Cuba
- Association: Cuban Cricket Commission

History
- Twenty20 debut: Cuba v. Sint Maarten (Saint George, Antigua; 25 January 2008)

International Cricket Council
- ICC status: Affiliate (2002–2013)
- ICC region: Americas

International cricket
- First international: Cuba v. Jamaica (Cuba; 1952)

= Cuba national cricket team =

The Cuba national cricket team was the team that represented the Republic of Cuba in international cricket. The team was organised by the Cuban Cricket Commission (CCC), which became an affiliate member of the International Cricket Council (ICC) in 2002. However, the CCC had its membership revoked in 2013 for failing to adhere to ICC guidelines, so the team's current status is unclear.

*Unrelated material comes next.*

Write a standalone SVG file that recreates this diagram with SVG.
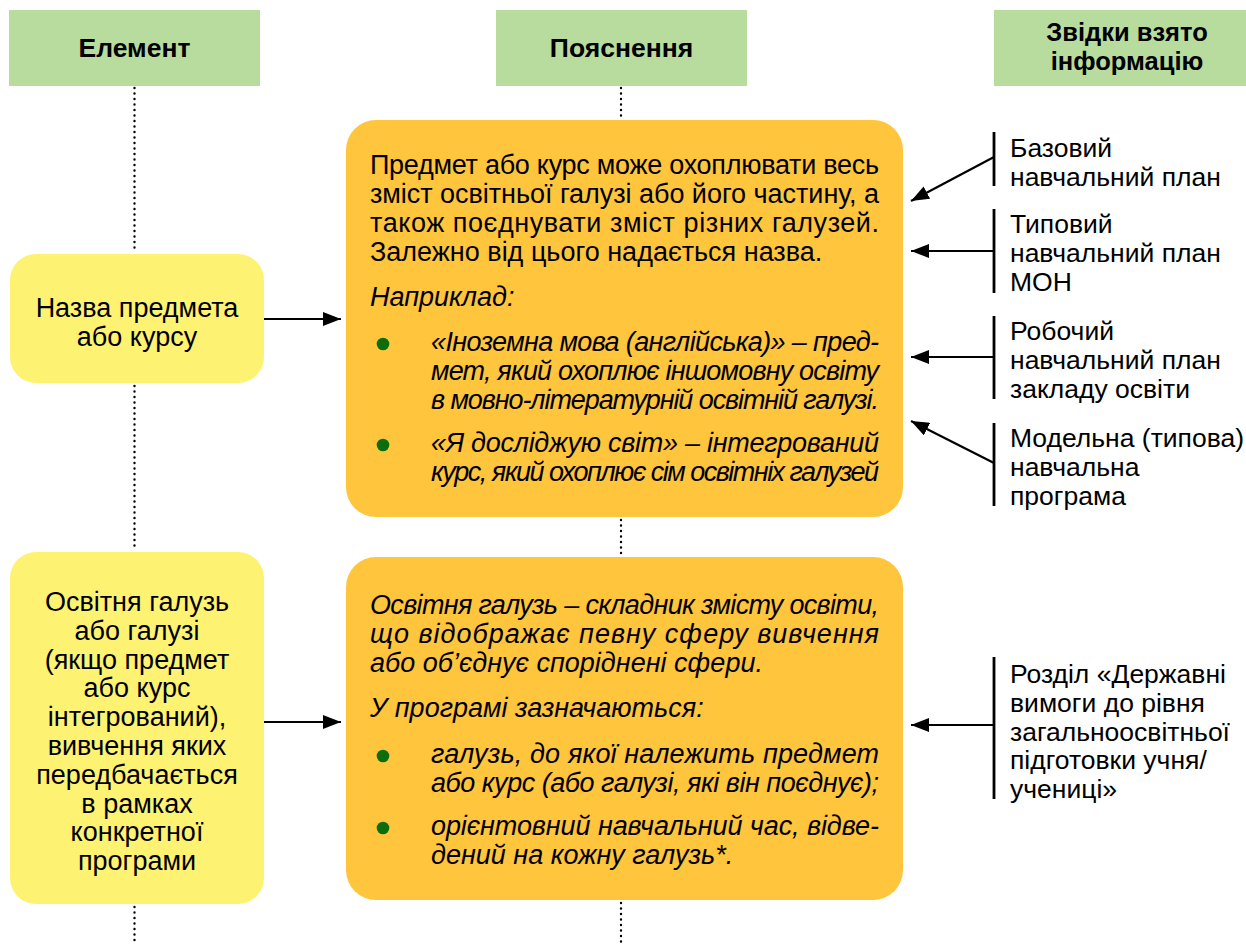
<svg xmlns="http://www.w3.org/2000/svg" width="1246" height="944" viewBox="0 0 1246 944">
<style>
.hdr{fill:#B8DB9E}
.hd{font-family:"Liberation Sans",Arial,sans-serif;font-weight:bold;font-size:26.5px;fill:#000;text-anchor:middle}
.h3{font-size:25.5px}
.yel{fill:#FEF273}
.org{fill:#FFC53D}
.t{font-family:"Liberation Sans",Arial,sans-serif;font-size:27px;fill:#000}
.r{font-size:26.5px}
.c{text-anchor:middle}
.i{font-style:italic}
.dot{stroke:#000;stroke-width:2.4;stroke-linecap:round;stroke-dasharray:0 5.5;fill:none}
.ln{stroke:#000;stroke-width:2.2;fill:none}
.bar{stroke:#000;stroke-width:2.8}
.bul{fill:#0B6E0B}
</style>
<defs>
<marker id="ah" markerUnits="userSpaceOnUse" markerWidth="18" markerHeight="14" refX="18" refY="7" orient="auto" viewBox="0 0 18 14">
<path d="M0,0 L18,7 L0,14 z" fill="#000"/>
</marker>
</defs>

<g id="connectors">
<line class="dot" x1="134.5" y1="88" x2="134.5" y2="253"/>
<line class="dot" x1="134.5" y1="386" x2="134.5" y2="551"/>
<line class="dot" x1="134.5" y1="907" x2="134.5" y2="944"/>
<line class="dot" x1="621" y1="88" x2="621" y2="119"/>
<line class="dot" x1="621" y1="520" x2="621" y2="556"/>
<line class="dot" x1="621" y1="903" x2="621" y2="944"/>
<line class="ln" x1="264" y1="319" x2="341" y2="319" marker-end="url(#ah)"/>
<line class="ln" x1="264" y1="722" x2="341" y2="722" marker-end="url(#ah)"/>
<line class="ln" x1="994" y1="157" x2="911" y2="201" marker-end="url(#ah)"/>
<line class="ln" x1="994" y1="251" x2="911" y2="251" marker-end="url(#ah)"/>
<line class="ln" x1="994" y1="357" x2="911" y2="357" marker-end="url(#ah)"/>
<line class="ln" x1="994" y1="463" x2="911" y2="421" marker-end="url(#ah)"/>
<line class="ln" x1="994" y1="725" x2="911" y2="725" marker-end="url(#ah)"/>
</g>

<g id="header-element">
<rect class="hdr" x="9" y="10" width="251" height="76"/>
<text class="hd" x="134.5" y="57">Елемент</text>
</g>
<g id="header-explanation">
<rect class="hdr" x="496" y="10" width="251" height="76"/>
<text class="hd" x="621.5" y="57">Пояснення</text>
</g>
<g id="header-source">
<rect class="hdr" x="994" y="10" width="252" height="76"/>
<text class="hd h3" x="1127" y="41">Звідки взято</text>
<text class="hd h3" x="1127" y="70">інформацію</text>
</g>

<g id="node-name">
<rect class="yel" x="10" y="254" width="254" height="129" rx="26"/>
<text class="t c" x="137" y="317">Назва предмета</text>
<text class="t c" x="137" y="346">або курсу</text>
</g>

<g id="node-field">
<rect class="yel" x="10" y="552" width="254" height="352" rx="26"/>
<text class="t c" x="137" y="611">Освітня галузь</text>
<text class="t c" x="137" y="640">або галузі</text>
<text class="t c" x="137" y="669">(якщо предмет</text>
<text class="t c" x="137" y="697">або курс</text>
<text class="t c" x="137" y="726">інтегрований),</text>
<text class="t c" x="137" y="755">вивчення яких</text>
<text class="t c" x="137" y="784">передбачається</text>
<text class="t c" x="137" y="813">в рамках</text>
<text class="t c" x="137" y="841">конкретної</text>
<text class="t c" x="137" y="870">програми</text>
</g>

<g id="explain-name">
<rect class="org" x="346" y="120" width="557" height="397" rx="30"/>
<text class="t" x="370" y="174" textLength="509" lengthAdjust="spacing">Предмет або курс може охоплювати весь</text>
<text class="t" x="370" y="203" textLength="509" lengthAdjust="spacing">зміст освітньої галузі або його частину, а</text>
<text class="t" x="370" y="232" textLength="509" lengthAdjust="spacing">також поєднувати зміст різних галузей.</text>
<text class="t" x="370" y="261">Залежно від цього надається назва.</text>
<text class="t i" x="370" y="306">Наприклад:</text>
<circle class="bul" cx="383" cy="344" r="6.3"/>
<text class="t i" x="431" y="351" textLength="448" lengthAdjust="spacing">«Іноземна мова (англійська)» – пред-</text>
<text class="t i" x="431" y="380" textLength="448" lengthAdjust="spacing">мет, який охоплює іншомовну освіту</text>
<text class="t i" x="431" y="409" textLength="448" lengthAdjust="spacing">в мовно-літературній освітній галузі.</text>
<circle class="bul" cx="383" cy="445" r="6.3"/>
<text class="t i" x="431" y="452" textLength="448" lengthAdjust="spacing">«Я досліджую світ» – інтегрований</text>
<text class="t i" x="431" y="481" textLength="448" lengthAdjust="spacing">курс, який охоплює сім освітніх галузей</text>
</g>

<g id="explain-field">
<rect class="org" x="346" y="557" width="557" height="343" rx="30"/>
<text class="t i" x="370" y="614" textLength="509" lengthAdjust="spacing">Освітня галузь – складник змісту освіти,</text>
<text class="t i" x="370" y="643" textLength="509" lengthAdjust="spacing">що відображає певну сферу вивчення</text>
<text class="t i" x="370" y="672">або об’єднує споріднені сфери.</text>
<text class="t i" x="370" y="717">У програмі зазначаються:</text>
<circle class="bul" cx="383" cy="756" r="6.3"/>
<text class="t i" x="431" y="763" textLength="448" lengthAdjust="spacing">галузь, до якої належить предмет</text>
<text class="t i" x="431" y="792" textLength="448" lengthAdjust="spacing">або курс (або галузі, які він поєднує);</text>
<circle class="bul" cx="383" cy="828" r="6.3"/>
<text class="t i" x="431" y="835" textLength="448" lengthAdjust="spacing">орієнтовний навчальний час, відве-</text>
<text class="t i" x="431" y="864">дений на кожну галузь*.</text>
</g>

<g id="src-basic">
<line class="bar" x1="994" y1="132" x2="994" y2="186"/>
<text class="t r" x="1010" y="157">Базовий</text>
<text class="t r" x="1010" y="186">навчальний план</text>
</g>
<g id="src-typical">
<line class="bar" x1="994" y1="209" x2="994" y2="293"/>
<text class="t r" x="1010" y="233">Типовий</text>
<text class="t r" x="1010" y="262">навчальний план</text>
<text class="t r" x="1010" y="291">МОН</text>
</g>
<g id="src-working">
<line class="bar" x1="994" y1="316" x2="994" y2="399"/>
<text class="t r" x="1010" y="340">Робочий</text>
<text class="t r" x="1010" y="369">навчальний план</text>
<text class="t r" x="1010" y="398">закладу освіти</text>
</g>
<g id="src-model">
<line class="bar" x1="994" y1="423" x2="994" y2="506"/>
<text class="t r" x="1010" y="447">Модельна (типова)</text>
<text class="t r" x="1010" y="476">навчальна</text>
<text class="t r" x="1010" y="505">програма</text>
</g>
<g id="src-section">
<line class="bar" x1="994" y1="657" x2="994" y2="799"/>
<text class="t r" x="1010" y="683">Розділ «Державні</text>
<text class="t r" x="1010" y="712">вимоги до рівня</text>
<text class="t r" x="1010" y="741">загальноосвітньої</text>
<text class="t r" x="1010" y="769">підготовки учня/</text>
<text class="t r" x="1010" y="798">учениці»</text>
</g>
</svg>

A Cuban representative team was assembled as early as 1952, when the Jamaica national cricket team toured. However, the popularity of the sport (played mainly by Afro-Cubans descended from West Indian sugar workers), diminished rapidly after the Cuban Revolution, and the game was not revived until the late 1990s. Cuba was invited to participate in the 2008 edition of the Stanford 20/20, and was drawn to play Sint Maarten in its preliminary round match. However, the U.S. embargo meant the team was forced to withdraw, as the tournament's primary organiser, Allen Stanford, was an American citizen. Despite the match being cancelled, it was still given the status of an official Twenty20 match. An eight-match tour of Saint Vincent and the Grenadines was arranged as a replacement for the Stanford tournament, and Cuba won 2 of the 8 matches. Cuba were also invited to the 2010 Americas Championship Division Four tournament, played in Mexico, but again had to withdraw, having been prevented from leaving the country by the Cuban government.